|Goodluck Jonathan has risen to power largely through default, rather than by design [EPA]|
Goodluck Ebele Jonathan, the country’s first head of state from the southern Niger Delta oil region, has enjoyed a meteoric rise to power largely through being in the right place at the right time.
He has managed to live up to his name, bestowed by parents who had high expectations, and also gave him a middle name that means “God’s wish”.
Born in the Niger Delta in November 1957, the year after oil was discovered in the region, Jonathan did not follow in the footsteps of his family, who were canoemakers, but went and studied zoology. He later became an education inspector, lecturer and environmental protection officer.
In 1998 he began a career in politics after joining the People’s Democratic Party (PDP), and a year later was elected as deputy governor of Bayelsa, one of three main states in the Niger Delta.
Six years later, Jonathan found himself catapulted to high office after his boss was impeached, leaving the deputy to be sworn in as governor in the oil-producing state.
In 2007, just two years later, he was picked to run as a vice-presidential candidate in the 2007 elections, after other more influential politicians from the region were tainted by an anti-corruption investigation.
His selection to run alongside Umaru Yar’Adua, who became president that year, was also about regional politics, with the ruling party keen to find a solution to the conflict in the oil-producing delta.
It was also hoped that he could provide a balancing act between the Muslim north and the Christian south in Nigeria, two sides which the presidency traditionally switches between every eight years.
Yar’Adua is from the Muslim north and Jonathan from the Christian south.
But when Yar’Adua died in May 2010, leaving Jonathan to once again take the reigns by default, it meant a southerner was taking the role that should technically have been filled by a candidate from the Muslim north.
His candidacy in this election is therefore controversial as it flies in the face of the pact made in the PDP.

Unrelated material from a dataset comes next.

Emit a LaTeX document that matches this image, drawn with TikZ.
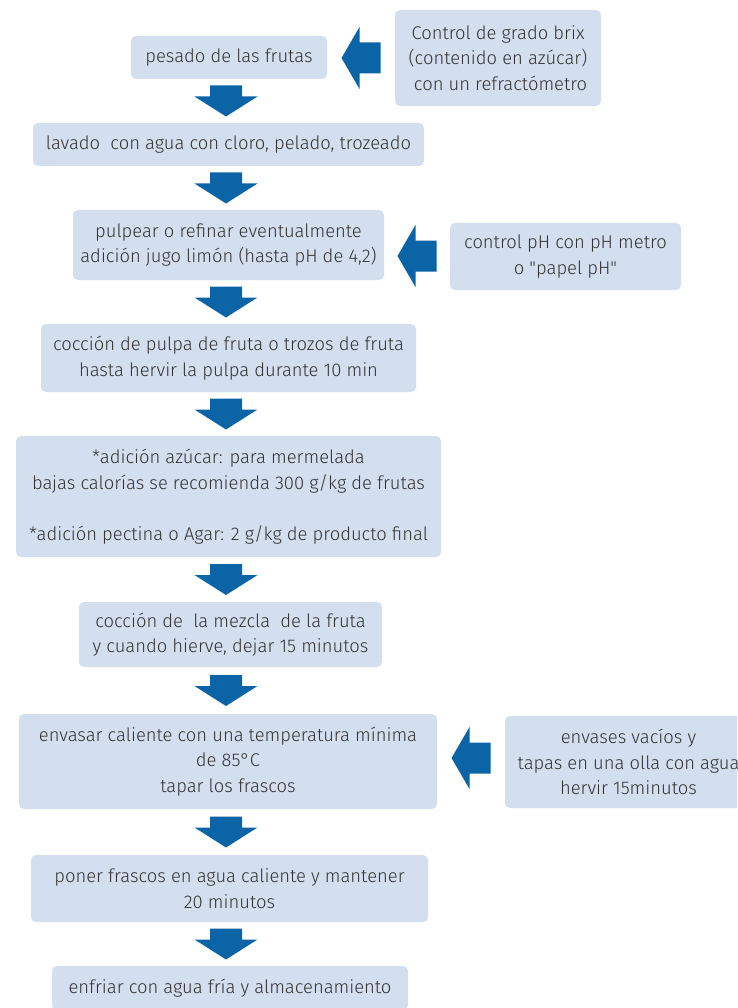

Since his time in office, Jonathan has vowed to fight corruption and promised to push through electoral reforms, although there has been little progress and cases against politicians remain unprosecuted.
However unlike some previous leaders, Jonathan has not been directly accused of corruption himself.

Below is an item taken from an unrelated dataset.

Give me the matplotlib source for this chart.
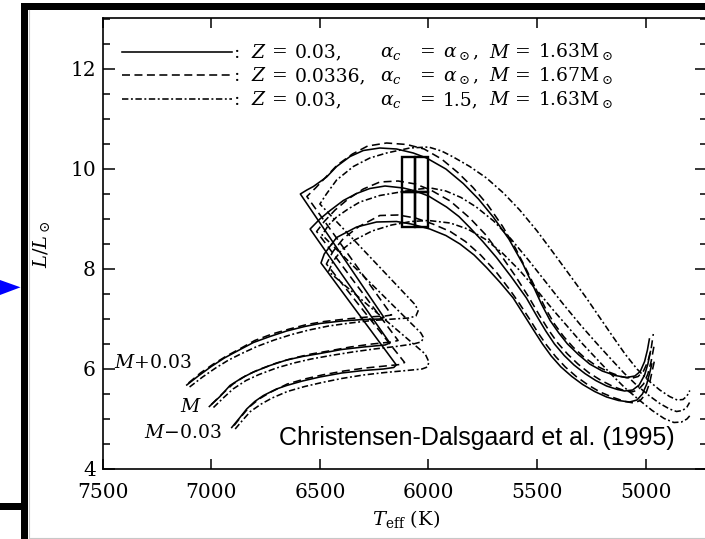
import matplotlib
matplotlib.use('Agg')
import matplotlib.pyplot as plt
from matplotlib.patches import Rectangle, Polygon
from matplotlib.ticker import MultipleLocator

plt.rcParams['font.family'] = 'DejaVu Serif'
plt.rcParams['mathtext.fontset'] = 'dejavuserif'

# Tracks: Teff (K) and L/Lsun
# solid: Z = 0.03, alpha_c = alpha_sun, M = 1.63
solid_hi_teff = [7113, 7060, 7000, 6940, 6880, 6806, 6730, 6653, 6570, 6500, 6400, 6300, 6225, 6205,
                 6590, 6560, 6530, 6469, 6423, 6361, 6300, 6224, 6147, 6070, 6009, 5920, 5840, 5770,
                 5702, 5630, 5564, 5520, 5480, 5440, 5400, 5360, 5310, 5258, 5200, 5140, 5089, 5050,
                 5025, 5005, 4992, 4983]
solid_hi_lum = [5.68, 5.86, 6.05, 6.22, 6.36, 6.53, 6.65, 6.76, 6.85, 6.91, 6.96, 6.99, 7.00, 7.03,
                9.50, 9.58, 9.65, 9.84, 10.05, 10.25, 10.37, 10.42, 10.40, 10.32, 10.22, 10.00, 9.71, 9.40,
                9.04, 8.60, 8.09, 7.68, 7.30, 6.97, 6.72, 6.50, 6.29, 6.10, 5.96, 5.87, 5.83, 5.86,
                5.95, 6.15, 6.38, 6.60]
solid_mid_teff = [7009, 6960, 6914, 6860, 6806, 6730, 6653, 6580, 6500, 6400, 6300, 6200, 6178,
                  6545, 6500, 6453, 6392, 6331, 6270, 6200, 6116, 6060, 6000, 5917, 5860, 5810, 5750,
                  5687, 5620, 5549, 5500, 5460, 5420, 5375, 5330, 5280, 5230, 5180, 5130, 5097, 5060,
                  5030, 5005, 4990, 4978]
solid_mid_lum = [5.25, 5.45, 5.67, 5.82, 5.94, 6.07, 6.18, 6.25, 6.31, 6.39, 6.44, 6.48, 6.52,
                 8.80, 9.00, 9.17, 9.37, 9.51, 9.61, 9.66, 9.62, 9.56, 9.46, 9.24, 9.05, 8.83, 8.55,
                 8.23, 7.85, 7.42, 7.05, 6.76, 6.50, 6.27, 6.08, 5.91, 5.77, 5.66, 5.59, 5.56, 5.58,
                 5.68, 5.88, 6.10, 6.35]
solid_lo_teff = [6906, 6870, 6837, 6800, 6760, 6700, 6653, 6580, 6500, 6400, 6300, 6208, 6160, 6148,
                 6495, 6480, 6423, 6331, 6239, 6147, 6080, 5994, 5920, 5855, 5790, 5733, 5670, 5610,
                 5560, 5515, 5475, 5435, 5390, 5340, 5290, 5235, 5180, 5125, 5074, 5040, 5015, 4995,
                 4980, 4972]
solid_lo_lum = [4.83, 5.02, 5.20, 5.35, 5.47, 5.60, 5.67, 5.76, 5.84, 5.92, 5.97, 6.00, 6.03, 6.08,
                8.12, 8.30, 8.63, 8.84, 8.94, 8.95, 8.90, 8.80, 8.67, 8.50, 8.28, 8.03, 7.73, 7.42,
                7.08, 6.77, 6.50, 6.26, 6.04, 5.85, 5.69, 5.55, 5.44, 5.37, 5.34, 5.38, 5.50, 5.70,
                5.95, 6.10]

# dashed: Z = 0.0336, alpha_c = alpha_sun, M = 1.67
dash_hi_teff = [7105, 7050, 6990, 6930, 6870, 6800, 6720, 6640, 6560, 6480, 6380, 6280, 6200, 6170,
                6560, 6520, 6470, 6420, 6350, 6280, 6193, 6100, 6020, 5940, 5865, 5795, 5727, 5660,
                5600, 5545, 5500, 5460, 5420, 5378, 5335, 5285, 5230, 5170, 5115, 5068, 5035, 5010,
                4990, 4975, 4965]
dash_hi_lum = [5.72, 5.92, 6.10, 6.26, 6.40, 6.57, 6.70, 6.80, 6.89, 6.95, 7.00, 7.04, 7.06, 7.08,
               9.45, 9.62, 9.85, 10.08, 10.30, 10.46, 10.52, 10.49, 10.40, 10.20, 9.93, 9.63, 9.28, 8.86,
               8.42, 7.95, 7.55, 7.20, 6.90, 6.65, 6.44, 6.24, 6.07, 5.94, 5.85, 5.81, 5.85, 5.96,
               6.15, 6.40, 6.70]
dash_mid_teff = [7000, 6950, 6900, 6840, 6780, 6700, 6620, 6540, 6460, 6360, 6260, 6170, 6140,
                 6515, 6480, 6430, 6370, 6300, 6224, 6140, 6060, 5990, 5900, 5810, 5740, 5670, 5600,
                 5540, 5490, 5447, 5405, 5360, 5312, 5260, 5205, 5150, 5100, 5065, 5035, 5010, 4990,
                 4975, 4962]
dash_mid_lum = [5.29, 5.50, 5.70, 5.87, 5.99, 6.12, 6.22, 6.30, 6.36, 6.44, 6.50, 6.54, 6.57,
                8.75, 8.95, 9.18, 9.40, 9.60, 9.74, 9.76, 9.70, 9.58, 9.36, 9.02, 8.70, 8.30, 7.86,
                7.45, 7.08, 6.78, 6.52, 6.30, 6.10, 5.92, 5.77, 5.65, 5.57, 5.54, 5.58, 5.70, 5.90,
                6.15, 6.45]
dash_lo_teff = [6895, 6860, 6825, 6780, 6730, 6650, 6570, 6490, 6390, 6290, 6200, 6130, 6110,
                6470, 6440, 6390, 6320, 6224, 6140, 6060, 5980, 5900, 5830, 5760, 5690, 5625, 5580,
                5535, 5495, 5455, 5415, 5370, 5320, 5265, 5210, 5150, 5095, 5055, 5025, 5000, 4982,
                4968, 4958]
dash_lo_lum = [4.87, 5.06, 5.24, 5.40, 5.53, 5.70, 5.80, 5.88, 5.96, 6.02, 6.06, 6.09, 6.13,
               8.10, 8.35, 8.62, 8.85, 9.07, 9.08, 9.02, 8.90, 8.75, 8.55, 8.28, 7.95, 7.58, 7.30,
               7.00, 6.72, 6.47, 6.25, 6.04, 5.85, 5.68, 5.54, 5.43, 5.35, 5.32, 5.37, 5.50, 5.72,
               6.00, 6.20]

# dash-dot: Z = 0.03, alpha_c = 1.5, M = 1.63
dd_hi_teff = [7100, 7040, 6980, 6920, 6860, 6790, 6710, 6630, 6550, 6460, 6360, 6260, 6160, 6090,
              6058, 6048, 6060, 6500, 6470, 6423, 6346, 6270, 6193, 6086, 6000, 5940, 5886, 5810,
              5733, 5655, 5580, 5500, 5426, 5350, 5273, 5210, 5150, 5095, 5040, 4985, 4935, 4890,
              4855, 4828, 4810, 4797]
dd_hi_lum = [5.64, 5.84, 6.02, 6.18, 6.31, 6.45, 6.58, 6.69, 6.78, 6.86, 6.92, 6.97, 7.00, 7.02,
             7.06, 7.16, 7.28, 9.30, 9.50, 9.78, 10.05, 10.22, 10.32, 10.42, 10.44, 10.36, 10.24, 10.05,
             9.82, 9.52, 9.18, 8.76, 8.33, 7.88, 7.42, 7.02, 6.64, 6.30, 6.00, 5.76, 5.58, 5.45,
             5.38, 5.39, 5.46, 5.57]
dd_mid_teff = [6990, 6945, 6900, 6840, 6780, 6700, 6620, 6540, 6450, 6350, 6250, 6150, 6070, 6035,
               6022, 6035, 6490, 6460, 6423, 6370, 6316, 6224, 6116, 6040, 5990, 5920, 5850, 5780,
               5700, 5620, 5540, 5460, 5380, 5300, 5227, 5160, 5100, 5040, 4985, 4935, 4890, 4858,
               4830, 4810, 4798]
dd_mid_lum = [5.23, 5.42, 5.60, 5.77, 5.89, 6.02, 6.12, 6.20, 6.27, 6.34, 6.40, 6.45, 6.50, 6.54,
              6.62, 6.72, 8.68, 8.88, 9.04, 9.20, 9.34, 9.47, 9.55, 9.60, 9.62, 9.56, 9.43, 9.24,
              8.96, 8.60, 8.18, 7.74, 7.30, 6.88, 6.52, 6.20, 5.92, 5.67, 5.47, 5.31, 5.20, 5.15,
              5.17, 5.24, 5.33]
dd_lo_teff = [6890, 6855, 6820, 6770, 6720, 6650, 6570, 6490, 6400, 6300, 6200, 6100, 6030, 6005,
              5998, 6015, 6460, 6440, 6400, 6340, 6260, 6170, 6080, 6000, 5900, 5820, 5740, 5660,
              5580, 5500, 5420, 5350, 5290, 5225, 5160, 5095, 5030, 4970, 4915, 4870, 4835, 4810,
              4790]
dd_lo_lum = [4.80, 4.98, 5.15, 5.30, 5.42, 5.55, 5.65, 5.73, 5.81, 5.88, 5.93, 5.97, 6.00, 6.04,
             6.14, 6.30, 7.95, 8.15, 8.38, 8.58, 8.76, 8.88, 8.95, 8.97, 8.92, 8.80, 8.60, 8.32,
             7.97, 7.57, 7.15, 6.80, 6.50, 6.20, 5.90, 5.62, 5.38, 5.17, 5.01, 4.93, 4.94, 5.00,
             5.10]

# error boxes (Teff edges, L edges)
box_teff = [6120, 6060, 6000]
box_lum = [8.84, 9.54, 10.24]

legend_rows = [
    ('0.03,', r'$\alpha_\odot$,', '1.63M$_\odot$'),
    ('0.0336,', r'$\alpha_\odot$,', '1.67M$_\odot$'),
    ('0.03,', '1.5,', '1.63M$_\odot$'),
]
mass_labels = ['$M$+0.03', '$M$', '$M$\u22120.03']

DASHED = (0, (5, 2.8))
DASHDOT = (0, (4, 1.6, 1.2, 1.6))

W, H = 705, 539
fig = plt.figure(figsize=(W / 100, H / 100), dpi=100)
fig.patch.set_facecolor('white')

ax = fig.add_axes([102.7 / W, 1 - 469 / H, (706.5 - 102.7) / W, (469 - 18) / H])
ax.set_xlim(7500, 4720)
ax.set_ylim(4, 13.02)

tracks = [
    (solid_hi_teff, solid_hi_lum, '-'), (solid_mid_teff, solid_mid_lum, '-'), (solid_lo_teff, solid_lo_lum, '-'),
    (dash_hi_teff, dash_hi_lum, DASHED), (dash_mid_teff, dash_mid_lum, DASHED), (dash_lo_teff, dash_lo_lum, DASHED),
    (dd_hi_teff, dd_hi_lum, DASHDOT), (dd_mid_teff, dd_mid_lum, DASHDOT), (dd_lo_teff, dd_lo_lum, DASHDOT),
]
for teff, lum, ls in tracks:
    ax.plot(teff, lum, color='black', lw=1.15, linestyle=ls, solid_joinstyle='round')

for i in range(2):
    for j in range(2):
        ax.add_patch(Rectangle((box_teff[i + 1], box_lum[j]), box_teff[i] - box_teff[i + 1],
                               box_lum[j + 1] - box_lum[j], fill=False, lw=1.7, ec='black'))

ax.set_xticks([7500, 7000, 6500, 6000, 5500, 5000])
ax.set_yticks([4, 6, 8, 10, 12])
ax.yaxis.set_minor_locator(MultipleLocator(0.5))
ax.tick_params(axis='x', which='major', direction='in', length=7, width=1.1, top=True, pad=10, labelsize=14.5)
ax.tick_params(axis='y', which='major', direction='in', length=8.5, width=1.1, right=True, pad=5, labelsize=14.5)
ax.tick_params(axis='y', which='minor', direction='in', length=5, width=1.1, right=True)
for sp in ax.spines.values():
    sp.set_linewidth(1.2)

# overlay in pixel coordinates for frame, legend and labels
ov = fig.add_axes([0, 0, 1, 1], zorder=5)
ov.set_xlim(0, W)
ov.set_ylim(H, 0)
ov.axis('off')

ov.add_patch(Rectangle((20.7, 2.7), 7.0, H, color='black', lw=0))
ov.add_patch(Rectangle((20.7, 2.7), W, 7.3, color='black', lw=0))
ov.add_patch(Rectangle((0, 503), 21, 7, color='black', lw=0))
ov.add_patch(Polygon([(0, 280), (20.5, 287.3), (0, 295)], closed=True, color='#0000ff', lw=0))
ov.plot([28.5, 28.5], [10, H], color='#c8c8c8', lw=0.8)
ov.plot([28.5, W], [537.5, 537.5], color='#c8c8c8', lw=0.8)

rows_y = [51.5, 75, 99]
for y, ls, (zval, aval, mval) in zip(rows_y, ['-', DASHED, DASHDOT], legend_rows):
    ov.plot([122, 232], [y, y], color='black', lw=1.15, linestyle=ls)
    b = y + 6
    fs = 13.5
    ov.text(234, b, ':', fontsize=fs, va='baseline')
    ov.text(251, b, '$Z$', fontsize=fs, va='baseline')
    ov.text(272, b, '=', fontsize=fs, va='baseline')
    ov.text(295, b, zval, fontsize=fs, va='baseline')
    ov.text(380, b, r'$\alpha_c$', fontsize=fs, va='baseline')
    ov.text(420, b, '=', fontsize=fs, va='baseline')
    ov.text(443, b, aval, fontsize=fs, va='baseline')
    ov.text(489, b, '$M$', fontsize=fs, va='baseline')
    ov.text(515, b, '=', fontsize=fs, va='baseline')
    ov.text(538, b, mval, fontsize=fs, va='baseline')

ov.text(192, 363, mass_labels[0], fontsize=13.5, ha='right', va='center')
ov.text(191, 407, mass_labels[1], fontsize=13.5, ha='center', va='center')
ov.text(183, 433, mass_labels[2], fontsize=13.5, ha='center', va='center')

ov.text(476.5, 438, 'Christensen-Dalsgaard et al. (1995)', family='Liberation Sans',
        fontsize=18, ha='center', va='center')
ov.text(406, 519, r'$T_{\rm eff}$ (K)', fontsize=14, ha='center', va='center')
ov.text(41, 244, r'$L/L_\odot$', fontsize=14, ha='center', va='center', rotation=90)

fig.savefig('out.png', dpi=100)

In August 2010, he announced his biggest policy drive; a multi-billion dollar strategy to end chronic power shortages by privatising the domestic energy sector.
Jonathan, who is usually dressed in a trademark fedora, is seen as lacking the charisma of previous Nigerian leaders.
A former US ambassador described him as having an “underwhelming personality” before he assumed the country’s highest office, according to diplomatic cables obtained by WikiLeaks.